7. Como fundamento da nulidade invoca, em síntese, a preterição do processo equitativo em recurso, por privação do direito ao contraditório e conhecimento prévio do articulado apresentado pelo Ministério Público. Tal fundamento não integra, porém, as causas de nulidade da sentença previstas no artigo 668.º do Código de Processo Civil.
8. Sustenta, todavia, o reclamante que a decisão proferida, bem como todo o processado prévio conducente à mesma, padece de nulidade, por preterição de garantias de defesa e direitos constitucionalmente tutelados ao arguido, consagrados no artigo 3.º, n.º 3, do Código de Processo Civil, aplicável ex vi artigo 69.º da LTC, e ainda o artigo 20.º, n.os 1 e 4 da Constituição, bem como o artigo 6.º da Convenção Europeia dos Direitos do Homem.
Do teor do requerimento resulta que o reclamante se insurge contra o facto de não lhe ter sido dada oportunidade de conhecer e se pronunciar sobre a resposta, junta pelo Ministério Público, à reclamação para a conferência apresentada pelo reclamante, omissão que colide com o processo justo e equitativo.
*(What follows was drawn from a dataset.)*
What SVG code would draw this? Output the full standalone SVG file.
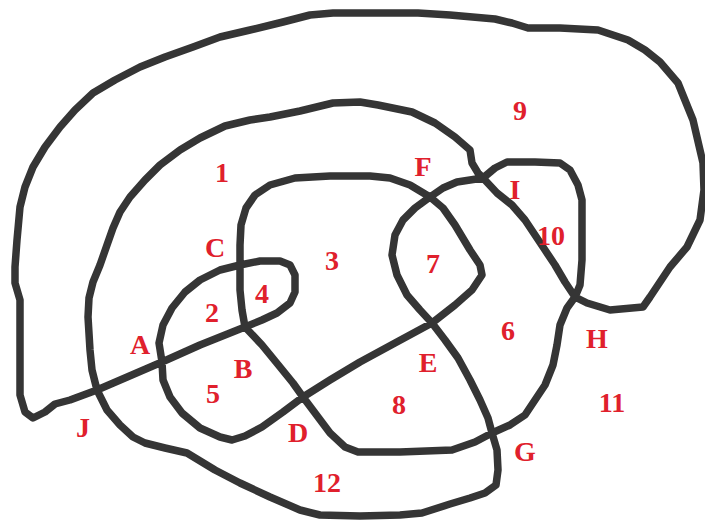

A pronúncia do Ministério Público em referência surgiu, todavia, na sequência da reclamação apresentada pelo reclamante, apresentando-se, assim, em resposta à mesma, e sendo delimitada pelo respetivo objeto. Nada de novo foi invocado que pudesse surpreender o reclamante ou prejudicar a defesa do arguido. E sendo assim, nenhuma omissão ocorreu de um ato prescrito por lei capaz de influir no exame ou decisão da causa.
Tão-pouco se pode afirmar a ocorrência de qualquer violação do princípio do contraditório, ou do processo justo e equitativo, uma vez que da intervenção do Ministério Público não decorreu qualquer questão nova relativamente à qual o reclamante tivesse ficado impossibilitado de controlar e responder.
Improcede, portanto, a nulidade invocada.
III - Decisão
9. Pelo exposto, decide-se indeferir a arguição de nulidade formulada.
Custas pelo reclamante, fixando-se a taxa de justiça em 15 unidades de conta.
Lisboa, 28 de junho de 2013. – Maria de Fátima Mata-Mouros – Maria João Antunes – Maria Lúcia Amaral.